## AVAILABLE DATA
>> begin

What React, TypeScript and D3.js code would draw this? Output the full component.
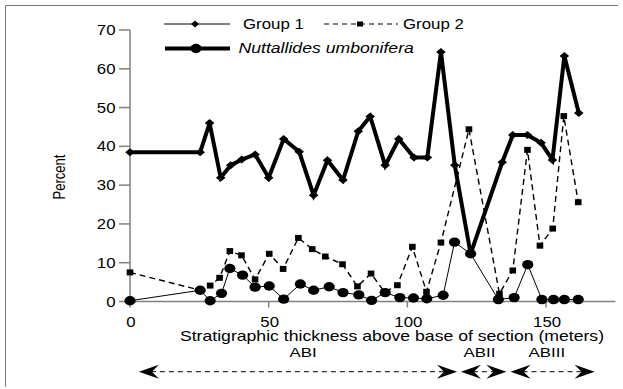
import React from "react";
import * as d3 from "d3";

// ---- data ----
const thickX = [0, 25.3, 28.7, 32.7, 36.3, 40.3, 45.1, 50, 55.4, 61, 66.2, 71.2, 76.8, 82.3, 86.6, 92, 96.9, 102.4, 107.2, 112.1, 117.1, 122.8, 134.2, 138, 143.3, 148.2, 152.3, 156.6, 161.8];
const thickY = [38.5, 38.5, 46, 31.9, 35.1, 36.6, 37.9, 31.9, 41.9, 38.6, 27.4, 36.4, 31.3, 43.9, 47.7, 35.1, 41.9, 37.1, 37.1, 64.3, 35.1, 12.3, 35.9, 42.9, 42.9, 40.9, 36.5, 63.3, 48.6];

const thinX = [0, 25.3, 28.9, 33, 36, 40.6, 45.1, 50.2, 55.4, 61.4, 66.2, 71.8, 76.8, 82.5, 87.1, 92, 97.3, 102.2, 107, 112.9, 117, 122.8, 132.8, 138.5, 143.4, 148.5, 152.7, 156.6, 161.6];
const thinY = [0.2, 2.9, 0.2, 2.1, 8.5, 6.8, 3.7, 4, 0.6, 4.5, 2.9, 3.8, 2.3, 1.7, 0.3, 2.3, 1.0, 0.9, 0.7, 1.6, 15.3, 12.3, 0.5, 1.0, 9.5, 0.5, 0.5, 0.5, 0.5];

const dashX = [0, 25.3, 28.9, 32.3, 36, 40.2, 45.1, 50.2, 55.2, 60.7, 65.7, 70.4, 76.6, 82, 86.9, 91.8, 96.4, 101.8, 106.9, 112.1, 122.2, 133.2, 138, 143.3, 147.8, 152.4, 156.4, 161.6];
const dashY = [7.5, 2.9, 4.1, 6.1, 13, 11.9, 5.7, 12.3, 8.4, 16.4, 13.5, 11.6, 9.6, 3.9, 7.2, 2.4, 4.2, 14.1, 2.5, 15.2, 44.4, 2.0, 8.0, 39.1, 14.4, 18.8, 47.8, 25.6];

const xTicks = [0, 50, 100, 150];
const yTicks = [0, 10, 20, 30, 40, 50, 60, 70];

const regionNames = ["ABI", "ABII", "ABIII"];
const regionStart = [3.2, 119.3, 137.2];
const regionEnd = [117.9, 135.7, 167.5];
const regionLabelX = [62.4, 126, 150.3];

const legendNames = ["Group 1", "Group 2", "Nuttallides umbonifera"];

const xLabel = "Stratigraphic thickness above base of section (meters)";
const yLabel = "Percent";

// ---- layout ----
const W = 623;
const H = 389;
const FONT = "'Liberation Sans', Arial, Helvetica, sans-serif";
const AXIS = "#808080";

const x = d3.scaleLinear().domain([0, 175]).range([130, 615.4]);
const y = d3.scaleLinear().domain([0, 70]).range([301.5, 30]);

const pts = (xs: number[], ys: number[]) => xs.map((v, i) => [v, ys[i]] as [number, number]);
const line = d3
  .line<[number, number]>()
  .x((d) => x(d[0]))
  .y((d) => y(d[1]));

function T(props: {
  x: number;
  y: number;
  anchor?: string;
  size?: number;
  sx?: number;
  italic?: boolean;
  rotate?: number;
  children: React.ReactNode;
}) {
  const { anchor = "start", size = 14, sx = 1.2, italic = false, rotate = 0 } = props;
  return (
    <g transform={`translate(${props.x},${props.y}) scale(${sx},1)${rotate ? ` rotate(${rotate})` : ""}`}>
      <text
        textAnchor={anchor}
        fontSize={size}
        fontFamily={FONT}
        fontStyle={italic ? "italic" : "normal"}
        fill="#000"
      >
        {props.children}
      </text>
    </g>
  );
}

const diamond = (cx: number, cy: number, w: number, h: number) =>
  `M${cx},${cy - h}L${cx + w},${cy}L${cx},${cy + h}L${cx - w},${cy}Z`;

const arrowHead = (tx: number, ty: number, dir: number) => {
  const L = 20, Hh = 7, N = 13;
  return `M${tx},${ty}L${tx - dir * L},${ty - Hh}L${tx - dir * N},${ty}L${tx - dir * L},${ty + Hh}Z`;
};

export default function App() {
  const thick = pts(thickX, thickY);
  const thin = pts(thinX, thinY);
  const dash = pts(dashX, dashY);
  const arrowY = 371.7;

  return (
    <svg
      width={W}
      height={H}
      viewBox={`0 0 ${W} ${H}`}
      style={{ position: "absolute", left: 0, top: 0, background: "#fff" }}
    >
      <rect x={0} y={0} width={W} height={H} fill="#fff" />
      {/* frame */}
      <line x1={5.5} y1={5.5} x2={618} y2={5.5} stroke="#777" strokeWidth={1} />
      <line x1={5.5} y1={5.5} x2={5.5} y2={387} stroke="#777" strokeWidth={1} />

      {/* axes */}
      <line x1={x(0)} y1={y(70)} x2={x(0)} y2={y(0)} stroke={AXIS} strokeWidth={1.5} />
      <line x1={x(0)} y1={y(0)} x2={x(175)} y2={y(0)} stroke={AXIS} strokeWidth={1.5} />
      {yTicks.map((t) => (
        <g key={"y" + t}>
          <line x1={x(0) - 11} x2={x(0)} y1={y(t)} y2={y(t)} stroke={AXIS} strokeWidth={1.5} />
          <T x={115.5} y={y(t) + 5}>
            {""}
          </T>
          <T x={115.5} y={y(t) + 5} anchor="end">
            {t}
          </T>
        </g>
      ))}
      {xTicks.map((t) => (
        <g key={"x" + t}>
          <line x1={x(t)} x2={x(t)} y1={y(0)} y2={y(0) + 6} stroke={AXIS} strokeWidth={1.5} />
          <T x={x(t) + 1} y={326.5} anchor="middle">
            {t}
          </T>
        </g>
      ))}
      <T x={392} y={340.5} anchor="middle" size={14} sx={1.26}>
        {xLabel}
      </T>
      <T x={65} y={177} anchor="middle" size={13} sx={1.25} rotate={-90}>
        {yLabel}
      </T>

      {/* series: dashed with squares */}
      <path d={line(dash) || ""} fill="none" stroke="#000" strokeWidth={1.4} strokeDasharray="6,4" />
      {dash.map((d, i) => (
        <rect key={"s" + i} x={x(d[0]) - 3.3} y={y(d[1]) - 3} width={6.6} height={6} fill="#000" />
      ))}

      {/* thin with circles */}
      <path d={line(thin) || ""} fill="none" stroke="#000" strokeWidth={1} />
      {thin.map((d, i) => (
        <ellipse key={"c" + i} cx={x(d[0])} cy={y(d[1])} rx={5.6} ry={4.7} fill="#000" />
      ))}

      {/* thick with diamonds */}
      <path d={line(thick) || ""} fill="none" stroke="#000" strokeWidth={4} strokeLinejoin="miter" strokeMiterlimit={3} />
      {thick.map((d, i) => (
        <path key={"d" + i} d={diamond(x(d[0]), y(d[1]), 4.8, 4)} fill="#000" />
      ))}

      {/* legend */}
      <line x1={164} x2={230} y1={24} y2={24} stroke="#000" strokeWidth={1} />
      <path d={diamond(195, 24, 4, 3.5)} fill="#000" />
      <T x={243} y={28.8} size={13.8} sx={1.22}>
        {legendNames[0]}
      </T>
      <line x1={324} x2={398} y1={24} y2={24} stroke="#000" strokeWidth={1} strokeDasharray="5,4" />
      <rect x={357} y={21.5} width={6} height={5} fill="#000" />
      <T x={403} y={28.8} size={13.8} sx={1.22}>
        {legendNames[1]}
      </T>
      <line x1={165} x2={230} y1={48.5} y2={48.5} stroke="#000" strokeWidth={4} />
      <ellipse cx={196} cy={48.5} rx={5.6} ry={4.7} fill="#000" />
      <T x={238.5} y={53.3} size={14} sx={1.26} italic>
        {legendNames[2]}
      </T>

      {/* regions */}
      {regionNames.map((n, i) => {
        const a = x(regionStart[i]);
        const b = x(regionEnd[i]);
        return (
          <g key={n}>
            <line x1={a + 12} x2={b - 12} y1={arrowY} y2={arrowY} stroke="#000" strokeWidth={1} strokeDasharray="5,4" />
            <path d={arrowHead(a, arrowY, -1)} fill="#000" />
            <path d={arrowHead(b, arrowY, 1)} fill="#000" />
            <T x={x(regionLabelX[i])} y={356.5} anchor="middle" size={13.5} sx={1.25}>
              {n}
            </T>
          </g>
        );
      })}
    </svg>
  );
}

>> end

## YOUR OBJECTIVE
Omitting all pictures, restate exactly the lines of the material from its start through the line that contains "const regionLabelX = [62.4, 126, 150.3];".

## RESULT OF THIS EXERCISE
What React, TypeScript and D3.js code would draw this? Output the full component.
import React from "react";
import * as d3 from "d3";

// ---- data ----
const thickX = [0, 25.3, 28.7, 32.7, 36.3, 40.3, 45.1, 50, 55.4, 61, 66.2, 71.2, 76.8, 82.3, 86.6, 92, 96.9, 102.4, 107.2, 112.1, 117.1, 122.8, 134.2, 138, 143.3, 148.2, 152.3, 156.6, 161.8];
const thickY = [38.5, 38.5, 46, 31.9, 35.1, 36.6, 37.9, 31.9, 41.9, 38.6, 27.4, 36.4, 31.3, 43.9, 47.7, 35.1, 41.9, 37.1, 37.1, 64.3, 35.1, 12.3, 35.9, 42.9, 42.9, 40.9, 36.5, 63.3, 48.6];

const thinX = [0, 25.3, 28.9, 33, 36, 40.6, 45.1, 50.2, 55.4, 61.4, 66.2, 71.8, 76.8, 82.5, 87.1, 92, 97.3, 102.2, 107, 112.9, 117, 122.8, 132.8, 138.5, 143.4, 148.5, 152.7, 156.6, 161.6];
const thinY = [0.2, 2.9, 0.2, 2.1, 8.5, 6.8, 3.7, 4, 0.6, 4.5, 2.9, 3.8, 2.3, 1.7, 0.3, 2.3, 1.0, 0.9, 0.7, 1.6, 15.3, 12.3, 0.5, 1.0, 9.5, 0.5, 0.5, 0.5, 0.5];

const dashX = [0, 25.3, 28.9, 32.3, 36, 40.2, 45.1, 50.2, 55.2, 60.7, 65.7, 70.4, 76.6, 82, 86.9, 91.8, 96.4, 101.8, 106.9, 112.1, 122.2, 133.2, 138, 143.3, 147.8, 152.4, 156.4, 161.6];
const dashY = [7.5, 2.9, 4.1, 6.1, 13, 11.9, 5.7, 12.3, 8.4, 16.4, 13.5, 11.6, 9.6, 3.9, 7.2, 2.4, 4.2, 14.1, 2.5, 15.2, 44.4, 2.0, 8.0, 39.1, 14.4, 18.8, 47.8, 25.6];

const xTicks = [0, 50, 100, 150];
const yTicks = [0, 10, 20, 30, 40, 50, 60, 70];

const regionNames = ["ABI", "ABII", "ABIII"];
const regionStart = [3.2, 119.3, 137.2];
const regionEnd = [117.9, 135.7, 167.5];
const regionLabelX = [62.4, 126, 150.3];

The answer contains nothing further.